Problem statement.
In the entries below, find the line with "Reproduce this chart with Observable Plot." and the line with "const arrowTo = [0.65, 5.35];", then retype both and everything between them exactly. Do not copy the pictures.

Recorded data.

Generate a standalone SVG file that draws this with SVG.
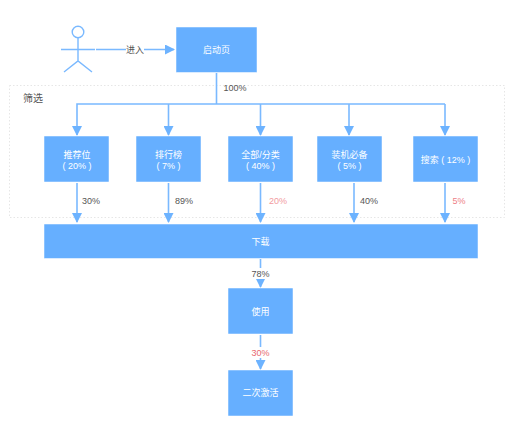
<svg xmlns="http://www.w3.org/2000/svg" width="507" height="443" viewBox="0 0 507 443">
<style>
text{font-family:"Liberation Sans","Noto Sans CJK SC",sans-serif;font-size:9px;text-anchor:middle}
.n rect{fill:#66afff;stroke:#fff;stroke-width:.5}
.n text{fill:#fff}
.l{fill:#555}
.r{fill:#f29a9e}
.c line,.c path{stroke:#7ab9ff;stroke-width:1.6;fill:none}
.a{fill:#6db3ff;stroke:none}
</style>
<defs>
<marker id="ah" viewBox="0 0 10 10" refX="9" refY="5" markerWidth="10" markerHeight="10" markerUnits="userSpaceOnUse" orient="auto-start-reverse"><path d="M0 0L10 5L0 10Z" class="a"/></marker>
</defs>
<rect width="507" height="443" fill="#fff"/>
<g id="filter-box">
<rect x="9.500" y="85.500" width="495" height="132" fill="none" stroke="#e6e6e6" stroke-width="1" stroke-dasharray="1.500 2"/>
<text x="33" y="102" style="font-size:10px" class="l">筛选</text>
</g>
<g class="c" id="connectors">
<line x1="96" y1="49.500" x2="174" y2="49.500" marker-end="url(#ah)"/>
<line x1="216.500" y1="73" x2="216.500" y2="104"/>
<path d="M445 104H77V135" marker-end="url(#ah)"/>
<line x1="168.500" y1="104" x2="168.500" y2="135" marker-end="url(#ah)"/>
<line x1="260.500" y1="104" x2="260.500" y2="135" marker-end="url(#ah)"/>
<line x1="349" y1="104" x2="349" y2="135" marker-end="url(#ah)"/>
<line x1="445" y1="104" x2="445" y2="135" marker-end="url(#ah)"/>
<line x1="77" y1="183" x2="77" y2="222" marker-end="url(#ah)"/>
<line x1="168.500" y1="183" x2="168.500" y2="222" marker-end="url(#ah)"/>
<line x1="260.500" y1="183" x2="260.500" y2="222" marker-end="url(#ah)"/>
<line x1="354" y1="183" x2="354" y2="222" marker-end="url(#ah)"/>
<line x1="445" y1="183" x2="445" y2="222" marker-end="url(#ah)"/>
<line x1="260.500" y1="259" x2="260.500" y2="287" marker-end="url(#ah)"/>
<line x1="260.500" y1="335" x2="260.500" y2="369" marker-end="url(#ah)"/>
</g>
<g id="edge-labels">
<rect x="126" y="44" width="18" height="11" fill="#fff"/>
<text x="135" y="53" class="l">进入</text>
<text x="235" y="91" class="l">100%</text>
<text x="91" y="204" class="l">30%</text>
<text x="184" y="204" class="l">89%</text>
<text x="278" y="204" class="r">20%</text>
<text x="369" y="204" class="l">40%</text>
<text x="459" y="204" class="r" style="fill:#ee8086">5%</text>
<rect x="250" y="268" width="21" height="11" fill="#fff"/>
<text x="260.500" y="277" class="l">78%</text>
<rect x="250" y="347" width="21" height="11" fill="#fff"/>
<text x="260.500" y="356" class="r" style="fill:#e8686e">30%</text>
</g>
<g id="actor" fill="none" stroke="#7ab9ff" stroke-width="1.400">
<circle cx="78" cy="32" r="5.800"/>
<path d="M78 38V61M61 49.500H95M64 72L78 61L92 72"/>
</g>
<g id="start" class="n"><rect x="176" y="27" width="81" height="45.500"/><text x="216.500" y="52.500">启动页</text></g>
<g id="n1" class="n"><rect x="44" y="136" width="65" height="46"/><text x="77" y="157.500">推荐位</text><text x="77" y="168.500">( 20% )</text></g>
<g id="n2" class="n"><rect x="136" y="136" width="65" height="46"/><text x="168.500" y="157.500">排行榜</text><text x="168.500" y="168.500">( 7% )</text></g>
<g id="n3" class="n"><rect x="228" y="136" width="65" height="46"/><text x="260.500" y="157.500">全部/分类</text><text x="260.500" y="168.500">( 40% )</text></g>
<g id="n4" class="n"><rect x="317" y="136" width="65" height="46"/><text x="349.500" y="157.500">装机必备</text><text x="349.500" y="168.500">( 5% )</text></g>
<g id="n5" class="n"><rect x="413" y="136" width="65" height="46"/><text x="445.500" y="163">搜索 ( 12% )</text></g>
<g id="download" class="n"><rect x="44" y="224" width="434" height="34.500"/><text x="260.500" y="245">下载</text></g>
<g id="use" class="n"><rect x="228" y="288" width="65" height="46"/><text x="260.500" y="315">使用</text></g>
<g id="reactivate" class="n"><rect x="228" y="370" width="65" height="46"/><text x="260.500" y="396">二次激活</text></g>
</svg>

--

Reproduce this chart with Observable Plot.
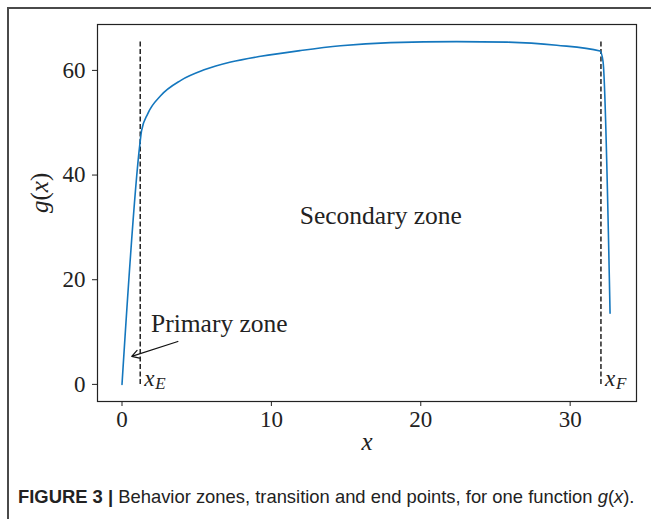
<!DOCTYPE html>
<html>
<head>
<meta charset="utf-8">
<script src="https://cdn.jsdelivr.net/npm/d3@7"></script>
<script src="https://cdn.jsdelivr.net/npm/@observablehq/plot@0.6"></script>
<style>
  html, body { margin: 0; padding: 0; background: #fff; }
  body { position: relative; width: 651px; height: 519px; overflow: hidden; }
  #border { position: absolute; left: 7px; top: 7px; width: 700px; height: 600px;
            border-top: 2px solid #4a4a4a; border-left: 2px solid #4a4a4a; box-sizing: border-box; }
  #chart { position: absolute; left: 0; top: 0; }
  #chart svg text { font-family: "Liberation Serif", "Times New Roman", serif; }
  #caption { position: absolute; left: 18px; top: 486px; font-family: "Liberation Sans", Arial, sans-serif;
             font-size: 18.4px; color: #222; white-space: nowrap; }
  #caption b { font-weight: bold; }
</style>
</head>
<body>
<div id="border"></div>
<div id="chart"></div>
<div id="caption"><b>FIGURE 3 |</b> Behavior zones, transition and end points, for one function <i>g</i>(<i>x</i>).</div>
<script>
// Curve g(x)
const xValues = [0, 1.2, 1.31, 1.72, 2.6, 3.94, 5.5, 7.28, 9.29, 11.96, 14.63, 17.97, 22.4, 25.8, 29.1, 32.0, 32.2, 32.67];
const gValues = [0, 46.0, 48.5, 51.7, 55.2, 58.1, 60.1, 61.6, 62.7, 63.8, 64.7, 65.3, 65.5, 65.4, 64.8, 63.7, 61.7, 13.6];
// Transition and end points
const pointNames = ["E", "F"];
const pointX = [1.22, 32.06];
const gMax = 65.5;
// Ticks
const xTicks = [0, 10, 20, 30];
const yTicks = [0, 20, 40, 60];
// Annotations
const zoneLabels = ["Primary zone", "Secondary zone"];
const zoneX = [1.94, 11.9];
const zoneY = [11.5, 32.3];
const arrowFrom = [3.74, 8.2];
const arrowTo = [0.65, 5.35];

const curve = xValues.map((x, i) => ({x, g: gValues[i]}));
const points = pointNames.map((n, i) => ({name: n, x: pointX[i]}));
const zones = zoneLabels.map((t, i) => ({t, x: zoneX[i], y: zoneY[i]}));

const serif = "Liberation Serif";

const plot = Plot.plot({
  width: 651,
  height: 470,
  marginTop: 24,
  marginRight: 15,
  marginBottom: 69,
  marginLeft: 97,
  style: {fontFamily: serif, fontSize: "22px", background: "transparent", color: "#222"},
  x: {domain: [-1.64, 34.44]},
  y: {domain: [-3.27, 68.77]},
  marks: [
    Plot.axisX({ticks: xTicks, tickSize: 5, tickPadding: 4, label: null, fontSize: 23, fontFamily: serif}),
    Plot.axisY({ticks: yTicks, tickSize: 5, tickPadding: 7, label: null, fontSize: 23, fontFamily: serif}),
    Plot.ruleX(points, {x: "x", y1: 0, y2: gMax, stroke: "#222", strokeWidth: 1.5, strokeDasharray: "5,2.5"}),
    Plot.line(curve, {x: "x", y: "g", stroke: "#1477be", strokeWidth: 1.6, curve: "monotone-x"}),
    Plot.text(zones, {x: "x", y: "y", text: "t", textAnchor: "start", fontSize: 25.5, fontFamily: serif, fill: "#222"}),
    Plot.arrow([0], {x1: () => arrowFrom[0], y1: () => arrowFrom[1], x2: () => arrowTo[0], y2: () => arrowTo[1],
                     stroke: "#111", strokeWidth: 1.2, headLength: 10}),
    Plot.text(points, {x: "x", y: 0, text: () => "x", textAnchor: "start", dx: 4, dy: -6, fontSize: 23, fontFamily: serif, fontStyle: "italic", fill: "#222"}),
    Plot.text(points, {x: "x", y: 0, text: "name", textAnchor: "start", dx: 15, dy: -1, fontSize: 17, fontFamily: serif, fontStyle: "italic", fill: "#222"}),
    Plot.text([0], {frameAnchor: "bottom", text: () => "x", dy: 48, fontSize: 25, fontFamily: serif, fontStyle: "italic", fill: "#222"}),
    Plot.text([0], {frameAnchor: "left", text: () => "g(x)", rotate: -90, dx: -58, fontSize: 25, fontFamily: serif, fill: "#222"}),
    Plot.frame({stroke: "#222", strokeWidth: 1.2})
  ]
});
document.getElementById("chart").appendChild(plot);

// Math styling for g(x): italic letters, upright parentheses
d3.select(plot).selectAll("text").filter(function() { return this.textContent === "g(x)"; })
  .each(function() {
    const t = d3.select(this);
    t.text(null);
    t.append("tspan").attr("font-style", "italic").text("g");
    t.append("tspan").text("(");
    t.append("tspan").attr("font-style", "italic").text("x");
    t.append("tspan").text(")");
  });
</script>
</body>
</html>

Full answer.
Reproduce this chart with Observable Plot.
<!DOCTYPE html>
<html>
<head>
<meta charset="utf-8">
<script src="https://cdn.jsdelivr.net/npm/d3@7"></script>
<script src="https://cdn.jsdelivr.net/npm/@observablehq/plot@0.6"></script>
<style>
  html, body { margin: 0; padding: 0; background: #fff; }
  body { position: relative; width: 651px; height: 519px; overflow: hidden; }
  #border { position: absolute; left: 7px; top: 7px; width: 700px; height: 600px;
            border-top: 2px solid #4a4a4a; border-left: 2px solid #4a4a4a; box-sizing: border-box; }
  #chart { position: absolute; left: 0; top: 0; }
  #chart svg text { font-family: "Liberation Serif", "Times New Roman", serif; }
  #caption { position: absolute; left: 18px; top: 486px; font-family: "Liberation Sans", Arial, sans-serif;
             font-size: 18.4px; color: #222; white-space: nowrap; }
  #caption b { font-weight: bold; }
</style>
</head>
<body>
<div id="border"></div>
<div id="chart"></div>
<div id="caption"><b>FIGURE 3 |</b> Behavior zones, transition and end points, for one function <i>g</i>(<i>x</i>).</div>
<script>
// Curve g(x)
const xValues = [0, 1.2, 1.31, 1.72, 2.6, 3.94, 5.5, 7.28, 9.29, 11.96, 14.63, 17.97, 22.4, 25.8, 29.1, 32.0, 32.2, 32.67];
const gValues = [0, 46.0, 48.5, 51.7, 55.2, 58.1, 60.1, 61.6, 62.7, 63.8, 64.7, 65.3, 65.5, 65.4, 64.8, 63.7, 61.7, 13.6];
// Transition and end points
const pointNames = ["E", "F"];
const pointX = [1.22, 32.06];
const gMax = 65.5;
// Ticks
const xTicks = [0, 10, 20, 30];
const yTicks = [0, 20, 40, 60];
// Annotations
const zoneLabels = ["Primary zone", "Secondary zone"];
const zoneX = [1.94, 11.9];
const zoneY = [11.5, 32.3];
const arrowFrom = [3.74, 8.2];
const arrowTo = [0.65, 5.35];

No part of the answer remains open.